▶ **WHAT YOU ARE ASKED TO DO**
All of the lines below are to be printed again exactly; images are excluded from the output.

▶ **DATA PROVIDED**
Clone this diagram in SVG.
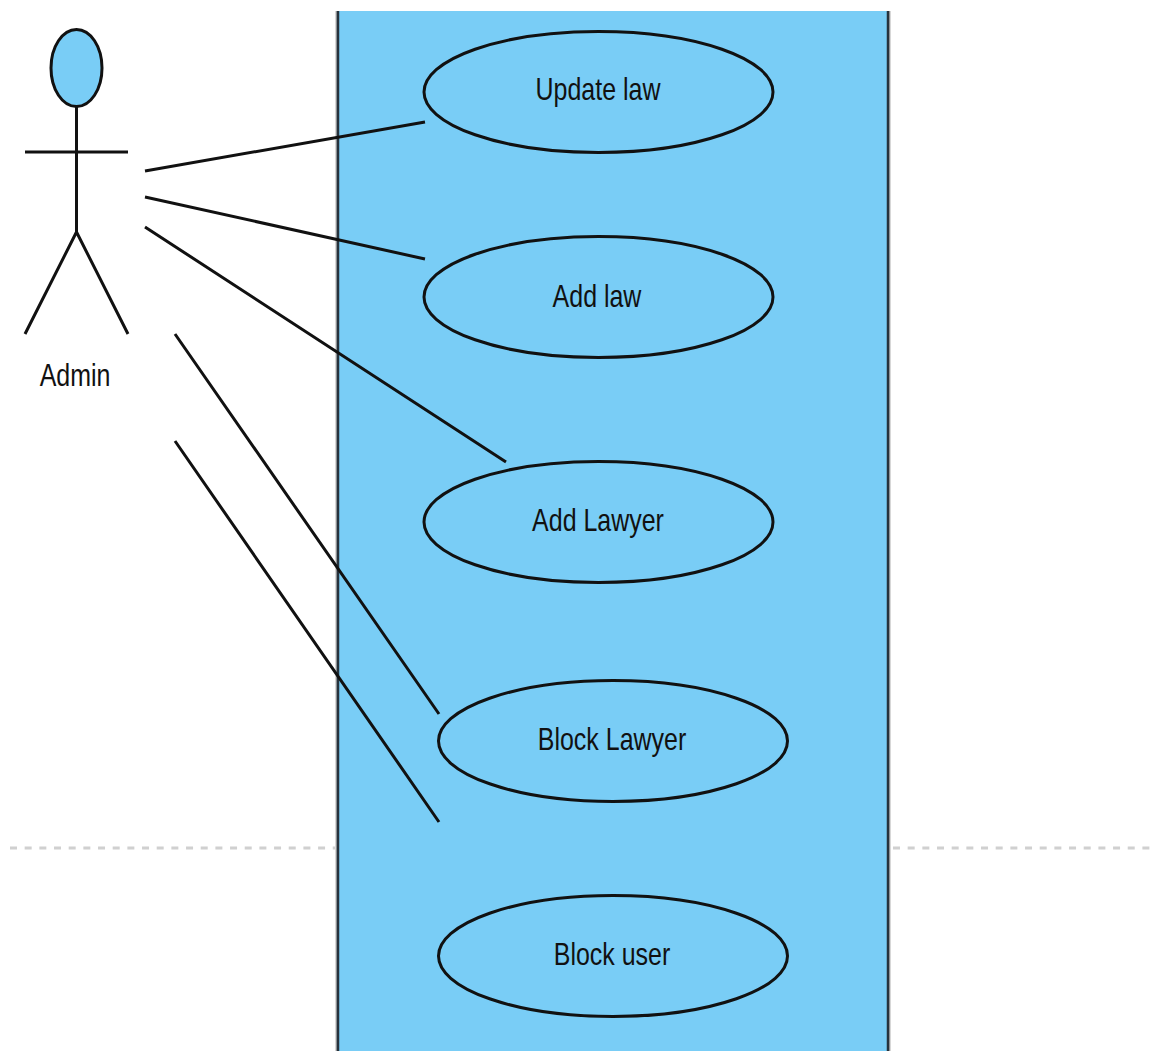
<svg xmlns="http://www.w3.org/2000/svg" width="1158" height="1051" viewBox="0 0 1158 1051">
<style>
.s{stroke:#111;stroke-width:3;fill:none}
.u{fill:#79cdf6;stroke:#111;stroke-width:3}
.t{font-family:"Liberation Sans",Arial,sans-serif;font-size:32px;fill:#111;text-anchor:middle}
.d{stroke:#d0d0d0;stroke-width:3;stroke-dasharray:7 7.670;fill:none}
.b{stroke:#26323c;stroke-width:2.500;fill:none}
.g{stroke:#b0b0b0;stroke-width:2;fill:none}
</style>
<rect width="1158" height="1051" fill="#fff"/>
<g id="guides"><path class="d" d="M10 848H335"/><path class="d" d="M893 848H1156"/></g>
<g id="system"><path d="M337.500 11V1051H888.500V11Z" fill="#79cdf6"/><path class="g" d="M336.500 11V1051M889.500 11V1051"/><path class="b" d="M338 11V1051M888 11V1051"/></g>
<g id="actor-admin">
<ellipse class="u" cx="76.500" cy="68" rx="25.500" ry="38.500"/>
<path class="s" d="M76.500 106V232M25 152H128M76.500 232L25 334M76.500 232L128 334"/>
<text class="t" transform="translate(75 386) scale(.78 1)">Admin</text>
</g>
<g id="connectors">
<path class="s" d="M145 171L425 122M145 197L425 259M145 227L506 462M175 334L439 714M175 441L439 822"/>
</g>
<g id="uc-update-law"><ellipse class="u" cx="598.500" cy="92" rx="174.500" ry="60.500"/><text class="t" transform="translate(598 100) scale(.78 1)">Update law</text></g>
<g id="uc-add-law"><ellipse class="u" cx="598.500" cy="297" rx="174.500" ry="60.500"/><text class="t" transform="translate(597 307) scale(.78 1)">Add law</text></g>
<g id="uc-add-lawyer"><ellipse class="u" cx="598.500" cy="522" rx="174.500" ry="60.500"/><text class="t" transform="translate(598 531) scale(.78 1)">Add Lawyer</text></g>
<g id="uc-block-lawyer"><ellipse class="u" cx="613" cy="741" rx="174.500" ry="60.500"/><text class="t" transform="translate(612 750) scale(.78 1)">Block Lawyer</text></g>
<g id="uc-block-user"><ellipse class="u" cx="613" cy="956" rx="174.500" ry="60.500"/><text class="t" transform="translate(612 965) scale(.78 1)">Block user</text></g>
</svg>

▶ **SOLUTION TO THE PROBLEM**
Clone this diagram in SVG.
<svg xmlns="http://www.w3.org/2000/svg" width="1158" height="1051" viewBox="0 0 1158 1051">
<style>
.s{stroke:#111;stroke-width:3;fill:none}
.u{fill:#79cdf6;stroke:#111;stroke-width:3}
.t{font-family:"Liberation Sans",Arial,sans-serif;font-size:32px;fill:#111;text-anchor:middle}
.d{stroke:#d0d0d0;stroke-width:3;stroke-dasharray:7 7.670;fill:none}
.b{stroke:#26323c;stroke-width:2.500;fill:none}
.g{stroke:#b0b0b0;stroke-width:2;fill:none}
</style>
<rect width="1158" height="1051" fill="#fff"/>
<g id="guides"><path class="d" d="M10 848H335"/><path class="d" d="M893 848H1156"/></g>
<g id="system"><path d="M337.500 11V1051H888.500V11Z" fill="#79cdf6"/><path class="g" d="M336.500 11V1051M889.500 11V1051"/><path class="b" d="M338 11V1051M888 11V1051"/></g>
<g id="actor-admin">
<ellipse class="u" cx="76.500" cy="68" rx="25.500" ry="38.500"/>
<path class="s" d="M76.500 106V232M25 152H128M76.500 232L25 334M76.500 232L128 334"/>
<text class="t" transform="translate(75 386) scale(.78 1)">Admin</text>
</g>
<g id="connectors">
<path class="s" d="M145 171L425 122M145 197L425 259M145 227L506 462M175 334L439 714M175 441L439 822"/>
</g>
<g id="uc-update-law"><ellipse class="u" cx="598.500" cy="92" rx="174.500" ry="60.500"/><text class="t" transform="translate(598 100) scale(.78 1)">Update law</text></g>
<g id="uc-add-law"><ellipse class="u" cx="598.500" cy="297" rx="174.500" ry="60.500"/><text class="t" transform="translate(597 307) scale(.78 1)">Add law</text></g>
<g id="uc-add-lawyer"><ellipse class="u" cx="598.500" cy="522" rx="174.500" ry="60.500"/><text class="t" transform="translate(598 531) scale(.78 1)">Add Lawyer</text></g>
<g id="uc-block-lawyer"><ellipse class="u" cx="613" cy="741" rx="174.500" ry="60.500"/><text class="t" transform="translate(612 750) scale(.78 1)">Block Lawyer</text></g>
<g id="uc-block-user"><ellipse class="u" cx="613" cy="956" rx="174.500" ry="60.500"/><text class="t" transform="translate(612 965) scale(.78 1)">Block user</text></g>
</svg>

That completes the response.